The U.S. Department of Education announced late Tuesday that it was reversing course on its plan to award all federal student loans to a single student loan servicer and creating a new “environment” for how it operates — a move that student advocates and even one of the most vocal critics in Congress tepidly hailed as a good move.
“I’m glad the Education Department is changing course, but it will be important to continue watching the Department to evaluate whether its decisions are good for the millions of struggling federal student loan borrowers,” said U.S. Sen. Elizabeth Warren, (D-Mass.), who has accused U.S. Secretary of Education Betsy DeVos of putting the interests of business ahead of the interests of students.
Warren made her remarks in a statement after DeVos announced that the Education Department was cancelling its student loan solicitation.
The cancellation was buried in a press release that stated the Federal Student Aid agency was embarking upon an initiative billed as its “Next Generation Processing and Servicing Environment.”
FSA is charged with overseeing federal student aid to some 42 million loan borrowers.
“The FSA Student Loan Program represents the equivalent of being the largest special purpose consumer bank in the world,” Dr. A. Wayne Johnson, the newly appointed Chief Operating Officer at FSA, said in a statement.
“To improve customer service, we will take the best ideas and capabilities available and put them to work for Americans with student loans,” Johnson’s statement said. “When FSA customers transition to the new processing and servicing environment in 2019, they will find a customer support system that is as capable as any in the private sector.
“The result will be a significantly better experience for students — our customers — and meaningful benefits for the American taxpayer.”
Details of the new “environment” were sketchy and non-committal in terms of how many contract servicers would be involved.
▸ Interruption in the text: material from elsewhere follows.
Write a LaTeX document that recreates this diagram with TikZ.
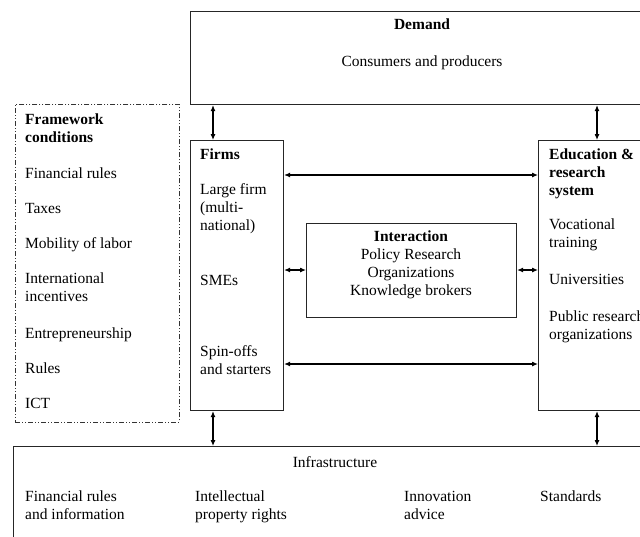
\documentclass[tikz,border=0pt]{standalone}
\usepackage{fontspec}
\setmainfont{Liberation Serif}
\usetikzlibrary{positioning,arrows.meta}

\begin{document}
\begin{tikzpicture}[
        x=1pt, y=-1pt,
        font=\fontsize{15.5}{18}\selectfont,
        box/.style={draw=black!85, line width=1.1pt, inner sep=0pt, anchor=north west},
        frame/.style={draw=black!80, line width=0.9pt, inner sep=0pt, anchor=north west, dash pattern=on 5pt off 2pt on 1pt off 2pt on 1pt off 2pt},
        txt/.style={align=left, anchor=north west, inner sep=0pt},
        ctxt/.style={align=center, anchor=north, inner sep=0pt},
        line/.style={{Latex[length=6pt,width=5pt]}-{Latex[length=6pt,width=5pt]}, line width=1.1pt}
    ]
        \useasboundingbox (0,0) rectangle (640,536);
        \clip (0,0) rectangle (640,536);

        % boxes
        \node[box, minimum width=480pt, minimum height=93pt] (demand) at (190,11) {};
        \node[frame, minimum width=164pt, minimum height=318pt] (framework) at (15,104) {};
        \node[box, minimum width=93pt, minimum height=270pt] (firms) at (190,140) {};
        \node[box, minimum width=130pt, minimum height=270pt] (edu) at (538,140) {};
        \node[box, minimum width=210pt, minimum height=94pt] (inter) at (306,223) {};
        \node[box, minimum width=660pt, minimum height=120pt] (infra) at (13,446) {};

        % texts
        \node[ctxt] (demandtitle) at (422,19) {\textbf{Demand}};
        \node[ctxt] (demandtext) at (422,56) {Consumers and producers};
        \node[txt] (frametext) at (25,114) {\textbf{Framework}\\\textbf{conditions}\\[18pt]
            Financial rules\\[17pt]Taxes\\[17pt]Mobility of labor\\[17pt]International\\incentives\\[19pt]
            Entrepreneurship\\[17pt]Rules\\[17pt]ICT};
        \node[txt] (firmstext) at (200,149) {\textbf{Firms}\\[17pt]Large firm\\(multi-\\national)\\[37pt]
            SMEs\\[53pt]Spin-offs\\and starters};
        \node[txt] (edutext) at (549,149) {\textbf{Education \&}\\\textbf{research}\\\textbf{system}\\[16pt]
            Vocational\\training\\[19pt]Universities\\[19pt]Public research\\organizations};
        \node[ctxt] (intertext) at (411,231) {\textbf{Interaction}\\Policy Research\\Organizations\\Knowledge brokers};
        \node[ctxt] (infratitle) at (335,456) {Infrastructure};
        \node[txt] (infrafin) at (25,491) {Financial rules\\and information};
        \node[txt] (infraip) at (195,491) {Intellectual\\property rights};
        \node[txt] (infraadv) at (404,491) {Innovation\\advice};
        \node[txt] (infrastd) at (540,491) {Standards};

        % arrows
        \coordinate (lx) at (213,0);
        \coordinate (rx) at (597,0);
        \coordinate (ty) at (0,175);
        \coordinate (my) at (0,270);
        \coordinate (by) at (0,364);
        \draw[line] (demand.south -| lx) -- (firms.north -| lx);
        \draw[line] (demand.south -| rx) -- (edu.north -| rx);
        \draw[line] (firms.south -| lx) -- (infra.north -| lx);
        \draw[line] (edu.south -| rx) -- (infra.north -| rx);
        \draw[line] (firms.east |- ty) -- (edu.west |- ty);
        \draw[line] (firms.east |- by) -- (edu.west |- by);
        \draw[line] (firms.east |- my) -- (inter.west |- my);
        \draw[line] (inter.east |- my) -- (edu.west |- my);
    \end{tikzpicture}
\end{document}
The Education Department press release stated that the anticipated FSA Next Generation Processing and Servicing Environment will “provide for a single data processing platform to house all student loan information while at the same time allowing for customer account servicing to be performed either by a single contract servicer or by multiple contract servicers.”
“This new approach is also expected to require separate acquisitions for database housing, system processing and customer account servicing which will allow for maximum flexibility today and into the future,” the department’s statement said. “FSA expects these contemplated changes to the servicing and processing environment to provide the opportunity for additional companies to submit proposals for contracting with FSA.”
DeVos said in a statement that doing what’s best for students “will always be our number one priority.”
“By starting afresh and pursuing a truly modern loan servicing environment, we have a chance to turn what was a good plan into a great one,” Devos said, noting that she hired Johnson “for his extensive private sector expertise, his fresh perspective and his innovative thinking.”
“After just a few weeks on the job, Wayne has already identified potential ways to modernize FSA and to leverage new technology that will not only enhance the customer service experience for borrowers but will also protect taxpayers,” DeVos said in her statement.
Contracts with current FSA student loan servicers expire in 2019, according to the Education Department statement. The new processing and servicing “environment” is expected to be in place before those contracts expire.
FSA said in a statement that the agency is planning a “financial services/student loan industry-wide collaborative information gathering effort” and “will engage various stakeholders and industry technology leaders as it moves along a timeline for future contracting and deployment.”
Justin Draeger, president and CEO of the National Association of Student Financial Aid Administrators, or NASFAA, said his organization applauds the “intended direction the Department is taking to engage with stakeholders to get federal student loan servicing right.”
“The key will be to have strong consumer-centric requirements in the contracts so borrowers can get the best service possible,” Draeger said in a statement. “Instituting a one-stop shop where students can easily access all their loan information is a great first step to help reduce miscommunication between servicers and borrowers.”
“As always, our highest priority will be ensuring that borrowers have a seamless experience that makes loan repayment as easy as possible,” Draeger’s statement said. “We look forward to working with our federal colleagues to make sure that happens.”
Warren noted that Education Department’s cancellation of its plan to award federal student loans to a single servicers came just one day after she and other lawmakers introduced the bipartisan “Student Loan Servicer Performance Accountability Act,” which she said would have forced the Department to cancel their single servicer plan.
Senator Warren’s statement said she had been concerned that DeVos’s original single servicer plan would “dramatically exacerbate the anti-competition problem at the Federal Student Aid office.”
“Congress should pass our bipartisan legislation to ensure that the Department never heads in this direction again,” Senator Warren said.